### Data listing

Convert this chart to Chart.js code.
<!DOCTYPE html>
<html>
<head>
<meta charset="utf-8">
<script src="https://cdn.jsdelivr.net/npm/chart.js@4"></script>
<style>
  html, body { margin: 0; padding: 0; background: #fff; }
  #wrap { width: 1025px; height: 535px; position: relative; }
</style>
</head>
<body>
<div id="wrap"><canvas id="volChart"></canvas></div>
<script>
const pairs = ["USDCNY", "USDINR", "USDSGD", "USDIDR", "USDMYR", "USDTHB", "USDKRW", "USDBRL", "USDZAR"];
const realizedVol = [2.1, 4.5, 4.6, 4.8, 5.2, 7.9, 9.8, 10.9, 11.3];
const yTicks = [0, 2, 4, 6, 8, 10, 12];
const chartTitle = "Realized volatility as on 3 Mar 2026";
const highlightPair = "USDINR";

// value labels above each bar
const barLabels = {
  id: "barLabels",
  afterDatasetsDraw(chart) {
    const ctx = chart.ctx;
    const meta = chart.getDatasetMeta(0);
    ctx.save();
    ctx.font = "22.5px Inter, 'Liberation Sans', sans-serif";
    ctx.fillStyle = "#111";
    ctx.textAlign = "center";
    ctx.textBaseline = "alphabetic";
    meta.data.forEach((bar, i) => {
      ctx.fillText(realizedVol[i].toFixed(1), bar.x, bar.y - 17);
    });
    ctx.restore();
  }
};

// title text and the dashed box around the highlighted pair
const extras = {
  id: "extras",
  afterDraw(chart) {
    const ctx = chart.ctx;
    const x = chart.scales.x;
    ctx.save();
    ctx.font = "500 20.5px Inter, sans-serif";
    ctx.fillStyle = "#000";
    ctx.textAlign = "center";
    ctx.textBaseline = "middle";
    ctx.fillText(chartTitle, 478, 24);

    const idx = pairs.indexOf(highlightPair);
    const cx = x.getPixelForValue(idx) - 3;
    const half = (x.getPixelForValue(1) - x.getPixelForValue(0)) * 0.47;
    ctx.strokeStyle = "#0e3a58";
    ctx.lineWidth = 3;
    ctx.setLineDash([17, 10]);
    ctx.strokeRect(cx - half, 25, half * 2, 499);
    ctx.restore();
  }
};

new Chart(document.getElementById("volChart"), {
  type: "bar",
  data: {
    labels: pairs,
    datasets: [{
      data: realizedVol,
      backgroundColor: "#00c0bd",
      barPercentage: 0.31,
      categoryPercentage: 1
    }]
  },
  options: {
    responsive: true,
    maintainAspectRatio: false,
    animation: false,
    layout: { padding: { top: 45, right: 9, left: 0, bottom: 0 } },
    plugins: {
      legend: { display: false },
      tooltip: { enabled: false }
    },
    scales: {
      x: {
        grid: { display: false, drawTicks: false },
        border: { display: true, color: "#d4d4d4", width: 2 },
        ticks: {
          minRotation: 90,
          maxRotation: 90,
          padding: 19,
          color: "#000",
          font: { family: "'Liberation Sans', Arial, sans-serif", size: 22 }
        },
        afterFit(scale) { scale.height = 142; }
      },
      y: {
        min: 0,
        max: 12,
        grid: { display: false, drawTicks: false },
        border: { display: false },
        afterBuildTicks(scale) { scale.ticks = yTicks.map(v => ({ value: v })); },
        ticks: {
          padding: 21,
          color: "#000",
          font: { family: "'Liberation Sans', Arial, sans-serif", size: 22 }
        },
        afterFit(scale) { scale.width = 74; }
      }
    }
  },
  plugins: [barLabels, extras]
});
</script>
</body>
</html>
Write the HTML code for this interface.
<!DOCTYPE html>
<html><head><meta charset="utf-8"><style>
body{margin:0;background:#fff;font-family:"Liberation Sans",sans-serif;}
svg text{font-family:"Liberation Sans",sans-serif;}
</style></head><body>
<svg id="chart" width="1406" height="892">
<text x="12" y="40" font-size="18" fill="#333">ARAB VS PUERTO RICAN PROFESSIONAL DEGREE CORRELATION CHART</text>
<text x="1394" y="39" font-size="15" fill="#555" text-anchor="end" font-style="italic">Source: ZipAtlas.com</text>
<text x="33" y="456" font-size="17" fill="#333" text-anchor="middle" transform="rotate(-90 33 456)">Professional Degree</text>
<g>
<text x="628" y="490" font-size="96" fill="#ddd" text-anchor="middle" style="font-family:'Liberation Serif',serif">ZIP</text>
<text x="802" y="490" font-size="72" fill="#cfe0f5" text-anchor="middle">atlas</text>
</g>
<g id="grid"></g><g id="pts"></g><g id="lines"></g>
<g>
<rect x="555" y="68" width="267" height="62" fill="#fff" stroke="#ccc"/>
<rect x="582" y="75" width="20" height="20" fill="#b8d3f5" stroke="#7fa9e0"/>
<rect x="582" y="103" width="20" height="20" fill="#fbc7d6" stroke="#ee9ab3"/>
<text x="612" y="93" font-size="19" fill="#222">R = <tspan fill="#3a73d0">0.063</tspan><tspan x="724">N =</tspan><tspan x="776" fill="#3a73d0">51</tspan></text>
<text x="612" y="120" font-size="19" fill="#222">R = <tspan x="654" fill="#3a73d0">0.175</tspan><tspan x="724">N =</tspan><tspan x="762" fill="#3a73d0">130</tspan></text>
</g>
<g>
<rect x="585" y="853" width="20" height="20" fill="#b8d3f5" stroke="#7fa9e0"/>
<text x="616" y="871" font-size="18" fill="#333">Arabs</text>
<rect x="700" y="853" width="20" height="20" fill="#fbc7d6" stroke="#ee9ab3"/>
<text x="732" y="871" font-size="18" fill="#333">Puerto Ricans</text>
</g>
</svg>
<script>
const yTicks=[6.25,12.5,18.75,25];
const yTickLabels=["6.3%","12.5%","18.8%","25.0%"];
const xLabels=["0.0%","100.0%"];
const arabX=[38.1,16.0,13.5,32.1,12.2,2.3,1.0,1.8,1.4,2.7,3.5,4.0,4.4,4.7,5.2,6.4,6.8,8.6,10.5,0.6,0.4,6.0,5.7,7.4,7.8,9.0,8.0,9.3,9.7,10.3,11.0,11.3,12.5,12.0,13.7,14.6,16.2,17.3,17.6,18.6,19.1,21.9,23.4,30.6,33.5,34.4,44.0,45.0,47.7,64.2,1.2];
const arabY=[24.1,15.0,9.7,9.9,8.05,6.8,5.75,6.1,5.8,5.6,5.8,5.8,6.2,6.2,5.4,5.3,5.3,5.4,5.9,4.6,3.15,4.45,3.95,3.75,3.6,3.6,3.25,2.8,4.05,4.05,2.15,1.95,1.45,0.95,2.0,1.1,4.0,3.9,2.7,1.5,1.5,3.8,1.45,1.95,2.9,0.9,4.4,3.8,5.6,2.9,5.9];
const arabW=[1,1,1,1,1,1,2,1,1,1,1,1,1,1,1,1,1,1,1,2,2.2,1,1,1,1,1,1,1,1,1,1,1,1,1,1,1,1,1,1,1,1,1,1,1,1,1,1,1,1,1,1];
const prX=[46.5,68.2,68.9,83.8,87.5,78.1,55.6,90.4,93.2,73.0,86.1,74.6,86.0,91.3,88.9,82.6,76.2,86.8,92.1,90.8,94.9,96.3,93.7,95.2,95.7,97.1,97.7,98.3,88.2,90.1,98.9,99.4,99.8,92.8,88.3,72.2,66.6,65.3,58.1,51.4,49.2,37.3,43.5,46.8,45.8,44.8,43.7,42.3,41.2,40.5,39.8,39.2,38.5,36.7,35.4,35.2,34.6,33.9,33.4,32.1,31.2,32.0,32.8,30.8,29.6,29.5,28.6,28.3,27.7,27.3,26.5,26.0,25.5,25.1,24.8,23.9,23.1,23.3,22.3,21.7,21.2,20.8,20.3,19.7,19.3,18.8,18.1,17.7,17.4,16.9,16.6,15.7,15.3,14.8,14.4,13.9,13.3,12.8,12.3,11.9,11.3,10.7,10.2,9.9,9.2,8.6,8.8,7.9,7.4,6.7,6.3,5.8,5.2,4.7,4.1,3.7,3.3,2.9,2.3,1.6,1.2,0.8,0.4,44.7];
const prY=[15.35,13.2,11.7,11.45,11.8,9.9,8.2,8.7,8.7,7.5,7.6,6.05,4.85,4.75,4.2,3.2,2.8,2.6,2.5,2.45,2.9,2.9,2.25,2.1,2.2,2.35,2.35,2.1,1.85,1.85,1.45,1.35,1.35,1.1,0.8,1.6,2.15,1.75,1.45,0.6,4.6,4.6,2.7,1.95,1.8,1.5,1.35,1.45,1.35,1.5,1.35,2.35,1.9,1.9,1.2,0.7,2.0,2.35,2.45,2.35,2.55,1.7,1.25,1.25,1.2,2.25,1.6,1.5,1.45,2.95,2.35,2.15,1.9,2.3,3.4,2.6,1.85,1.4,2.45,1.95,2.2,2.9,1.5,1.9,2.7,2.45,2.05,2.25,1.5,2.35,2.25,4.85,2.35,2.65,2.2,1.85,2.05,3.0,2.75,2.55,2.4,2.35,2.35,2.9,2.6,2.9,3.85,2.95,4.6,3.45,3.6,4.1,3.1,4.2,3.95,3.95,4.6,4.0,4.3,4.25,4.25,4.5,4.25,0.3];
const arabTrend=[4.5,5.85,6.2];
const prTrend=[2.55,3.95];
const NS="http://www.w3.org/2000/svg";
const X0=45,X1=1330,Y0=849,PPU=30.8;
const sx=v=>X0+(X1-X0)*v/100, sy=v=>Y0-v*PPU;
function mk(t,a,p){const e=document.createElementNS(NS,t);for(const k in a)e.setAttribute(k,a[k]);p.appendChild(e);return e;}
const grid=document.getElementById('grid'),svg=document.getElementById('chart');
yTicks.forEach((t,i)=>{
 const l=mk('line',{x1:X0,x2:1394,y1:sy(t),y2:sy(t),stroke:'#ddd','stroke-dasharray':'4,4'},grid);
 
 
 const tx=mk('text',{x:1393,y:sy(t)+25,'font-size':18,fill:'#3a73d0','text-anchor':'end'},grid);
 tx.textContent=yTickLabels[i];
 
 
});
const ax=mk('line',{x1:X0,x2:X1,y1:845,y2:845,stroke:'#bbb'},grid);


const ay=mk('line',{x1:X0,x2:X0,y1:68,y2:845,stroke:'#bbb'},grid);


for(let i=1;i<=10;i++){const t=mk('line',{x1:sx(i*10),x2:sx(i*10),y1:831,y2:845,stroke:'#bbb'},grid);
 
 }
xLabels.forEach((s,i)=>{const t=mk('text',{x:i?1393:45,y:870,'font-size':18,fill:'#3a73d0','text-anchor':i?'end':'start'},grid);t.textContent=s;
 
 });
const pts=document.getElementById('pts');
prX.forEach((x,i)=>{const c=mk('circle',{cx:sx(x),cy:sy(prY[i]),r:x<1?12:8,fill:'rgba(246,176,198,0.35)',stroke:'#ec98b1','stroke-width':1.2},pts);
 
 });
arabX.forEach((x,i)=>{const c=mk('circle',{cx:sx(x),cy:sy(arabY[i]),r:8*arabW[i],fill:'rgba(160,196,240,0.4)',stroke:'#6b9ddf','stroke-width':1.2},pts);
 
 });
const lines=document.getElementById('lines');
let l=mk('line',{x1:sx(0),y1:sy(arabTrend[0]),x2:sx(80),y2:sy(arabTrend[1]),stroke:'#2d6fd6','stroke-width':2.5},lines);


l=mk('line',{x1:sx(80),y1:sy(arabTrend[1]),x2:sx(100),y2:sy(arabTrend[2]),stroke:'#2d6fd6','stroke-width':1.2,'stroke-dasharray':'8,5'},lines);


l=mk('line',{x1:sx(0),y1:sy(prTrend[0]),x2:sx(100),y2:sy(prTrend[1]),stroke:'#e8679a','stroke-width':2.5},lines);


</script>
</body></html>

### Your goal
Scan the listing above and copy all lines containing the word "code".

### Task result
Convert this chart to Chart.js code.
Write the HTML code for this interface.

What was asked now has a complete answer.